Se ciò è vero – ai fini della validità della seduta (e delle decisioni che vi vengano prese), specie ove si tratti di strutture di governance – la disposizione esige tuttavia il «rispetto di criteri di trasparenza e tracciabilità previamente fissati, purché siano individuati sistemi che consentano di identificare con certezza i partecipanti nonché adeguata pubblicità delle sedute, ove previsto, secondo le modalità individuate da ciascun ente». In prima approssimazione, la sensazione è che sia richiesta anzitutto certezza legale della consapevolezza, in tutti gli aventi titolo a partecipare alla seduta, che una seduta – in modalità videoconferenza – è stata effettivamente indetta, comprensiva della conoscenza degli elementi di identificazione di mezzo (piattaforma adoperata), giorno e ora.

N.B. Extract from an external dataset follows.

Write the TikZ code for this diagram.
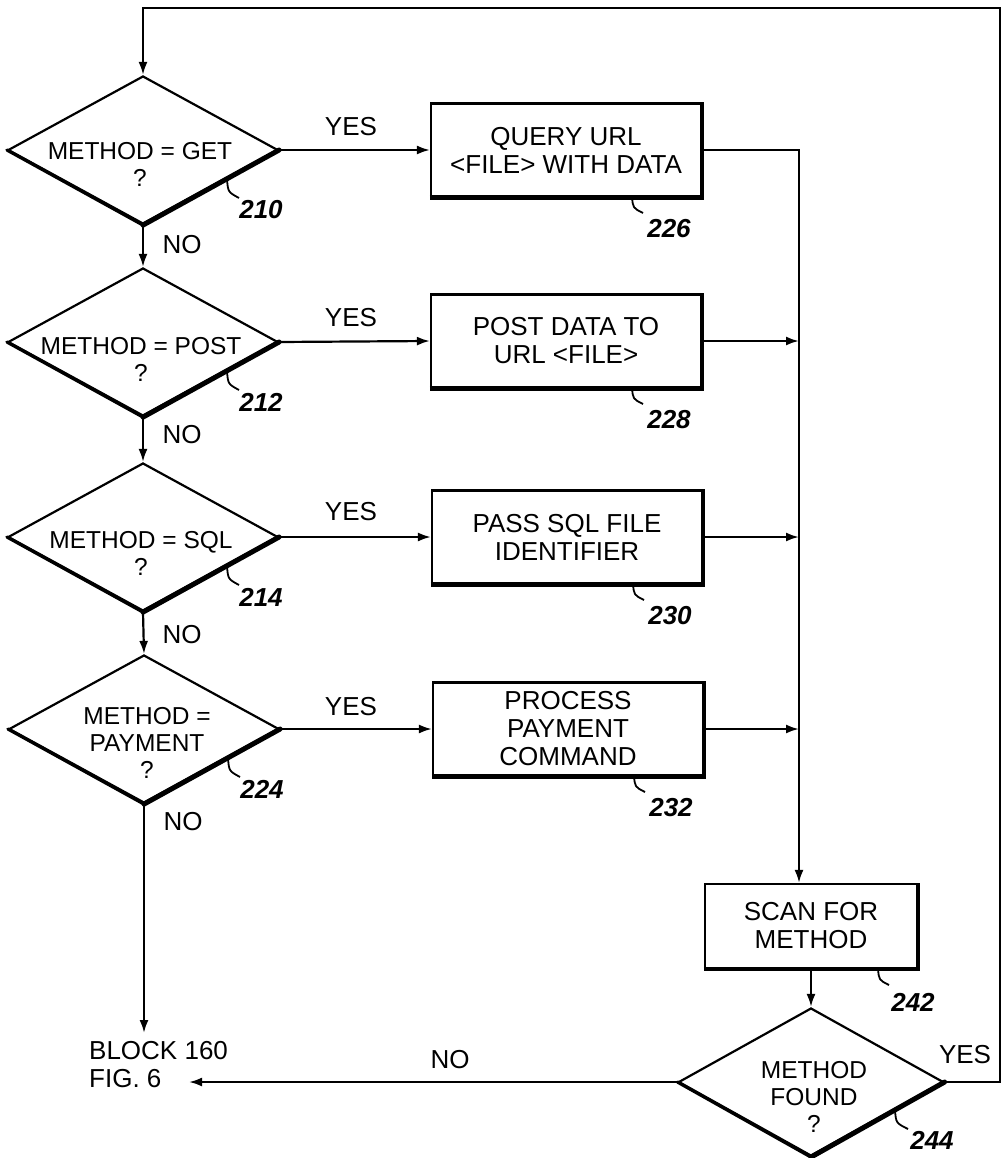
\documentclass[tikz,border=0pt]{standalone}
\usepackage{fontspec}
\setmainfont{Liberation Sans}
\usetikzlibrary{shapes.geometric,arrows.meta,calc}
\begin{document}
\begin{tikzpicture}[x=1pt,y=-1pt,
  arr/.style={line width=2.2pt,-{Latex[length=13pt,width=9pt]}},
  dia/.style={diamond,draw,line width=2.2pt,minimum width=270pt,minimum height=148pt,inner sep=0pt},
  dia2/.style={diamond,draw,line width=2.2pt,minimum width=265pt,minimum height=148pt,inner sep=0pt},
  procbox/.style={rectangle,draw,line width=2.2pt,minimum width=270pt,minimum height=93pt,inner sep=3pt,align=center,font=\fontsize{26}{28}\selectfont},
  dtxt/.style={align=center,font=\fontsize{24.5}{27}\selectfont,inner sep=0pt},
  lbl/.style={font=\fontsize{26}{28}\selectfont,inner sep=1pt},
  reftxt/.style={font=\fontsize{26}{28}\selectfont\bfseries\itshape,inner sep=0pt},
  lead/.style={line width=1.8pt}]
\useasboundingbox[fill=white] (0,0) rectangle (1002,1158);

% decision diamonds
\node[dia] (d210) at (143,150) {};
\node[dia] (d212) at (143,342) {};
\node[dia] (d214) at (143,537) {};
\node[dia] (d224) at (144,729) {};
\node[dia2] (d244) at (811,1082) {};
\foreach \n in {d210,d212,d214,d224,d244}{
  \draw[line width=3.2pt,line cap=round] (\n.west) -- (\n.south);
  \draw[line width=5pt,line cap=round] (\n.south) -- (\n.east);
}
\node[dtxt] (t210) at ($(d210)+(-3,14)$) {METHOD = GET\\?};
\node[dtxt] (t212) at ($(d212)+(-2,17)$) {METHOD = POST\\?};
\node[dtxt] (t214) at ($(d214)+(-2,16)$) {METHOD = SQL\\?};
\node[dtxt] (t224) at ($(d224)+(3,14)$) {METHOD =\\PAYMENT\\?};
\node[dtxt] (t244) at ($(d244)+(3,15)$) {METHOD\\FOUND\\?};

% process boxes
\node[procbox] (b226) at (566,150) {QUERY URL\\<FILE> WITH DATA};
\node[procbox] (b228) at (566,341) {POST DATA TO\\URL <FILE>};
\node[procbox] (b230) at (567,537) {PASS SQL FILE\\IDENTIFIER};
\node[procbox] (b232) at (568,729) {PROCESS\\PAYMENT\\COMMAND};
\node[procbox,minimum width=212pt,minimum height=84pt] (b242) at (811,926) {SCAN FOR\\METHOD};
\foreach \n in {b226,b228,b230,b232,b242}{
  \draw[line width=4.5pt] (\n.south west) -- (\n.south east) -- (\n.north east);
}

% terminal text
\node[lbl,align=left,anchor=west] (blk) at (88,1065) {BLOCK 160\\FIG. 6};
\coordinate (blktop) at (143,1033);
\coordinate (blkin) at (189,1082);

% connectors
\coordinate (tr) at (1000,8);
\coordinate (mtop) at (799,150);
\draw[arr] (d244.east) -| (tr) -| (d210.north);
\draw[arr] (d210.east) -- (b226.west);
\draw[arr] (d212.east) -- (b228.west);
\draw[arr] (d214.east) -- (b230.west);
\draw[arr] (d224.east) -- (b232.west);
\draw[arr] (d210.south) -- (d212.north);
\draw[arr] (d212.south) -- (d214.north);
\draw[arr] (d214.south) -- (d224.north);
\draw[arr] (d224.south) -- (d224.south |- blktop);
\draw[arr] (b226.east) -- (mtop) -- (mtop |- b242.north);
\draw[arr] (b228.east) -- (mtop |- b228.east);
\draw[arr] (b230.east) -- (mtop |- b230.east);
\draw[arr] (b232.east) -- (mtop |- b232.east);
\draw[arr] (b242.south) -- (d244.north);
\draw[arr] (d244.west) -- (blkin);

% YES / NO labels
\node[lbl] (y210) at ($(d210)+(208,-23)$) {YES};
\node[lbl] (y212) at ($(d212)+(208,-24)$) {YES};
\node[lbl] (y214) at ($(d214)+(208,-25)$) {YES};
\node[lbl] (y224) at ($(d224)+(207,-22)$) {YES};
\node[lbl] (y244) at ($(d244)+(154,-27)$) {YES};
\node[lbl] (n210) at ($(d210)+(39,95)$) {NO};
\node[lbl] (n212) at ($(d212)+(39,93)$) {NO};
\node[lbl] (n214) at ($(d214)+(39,98)$) {NO};
\node[lbl] (n224) at ($(d224)+(39,93)$) {NO};
\node[lbl] (n244) at (450,1060) {NO};

% reference numerals with leaders
\foreach \n/\t in {d210/210,d212/212,d214/214,d224/224}{
  \draw[lead] ($(\n)+(84,29)$) .. controls ($(\n)+(85,42)$) .. ($(\n)+(96,48)$);
  \node[reftxt] at ($(\n)+(118,60)$) {\t};
}
\draw[lead] ($(d244)+(84,28)$) .. controls ($(d244)+(85,41)$) .. ($(d244)+(97,47)$);
\node[reftxt] (r244) at ($(d244)+(121,58)$) {244};
\foreach \n/\t in {b226/226,b228/228,b230/230,b232/232}{
  \draw[lead] ($(\n)+(66,47)$) .. controls ($(\n)+(67,58)$) .. ($(\n)+(77,63)$);
  \node[reftxt] at ($(\n)+(103,79)$) {\t};
}
\draw[lead] ($(b242)+(67,43)$) .. controls ($(b242)+(68,54)$) .. ($(b242)+(78,59)$);
\node[reftxt] (r242) at ($(b242)+(102,76)$) {242};
\end{tikzpicture}
\end{document}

In secondo luogo, l’impressione è che l’art. 73, comma 4, non intenda imporre un’adeguata pubblicità delle sedute attuate in videoconferenza a tutte le associazioni e fondazioni, ma solo stabilire che – per quelle fra esse che abbiano già deciso di autovincolarsi in tal senso, per le riunioni svolte in presenza – dovranno continuare a garantirla (seppure con modalità che a ciascun ente è rimesso di individuare) anche per le adunanze che si tengano facendo ricorso alla tecnologia.

 

Una norma densa di implicazioni, dunque. Pensata per l’emergenza, ma che prevedibilmente si proietterà – anch’essa – oltre l’emergenza.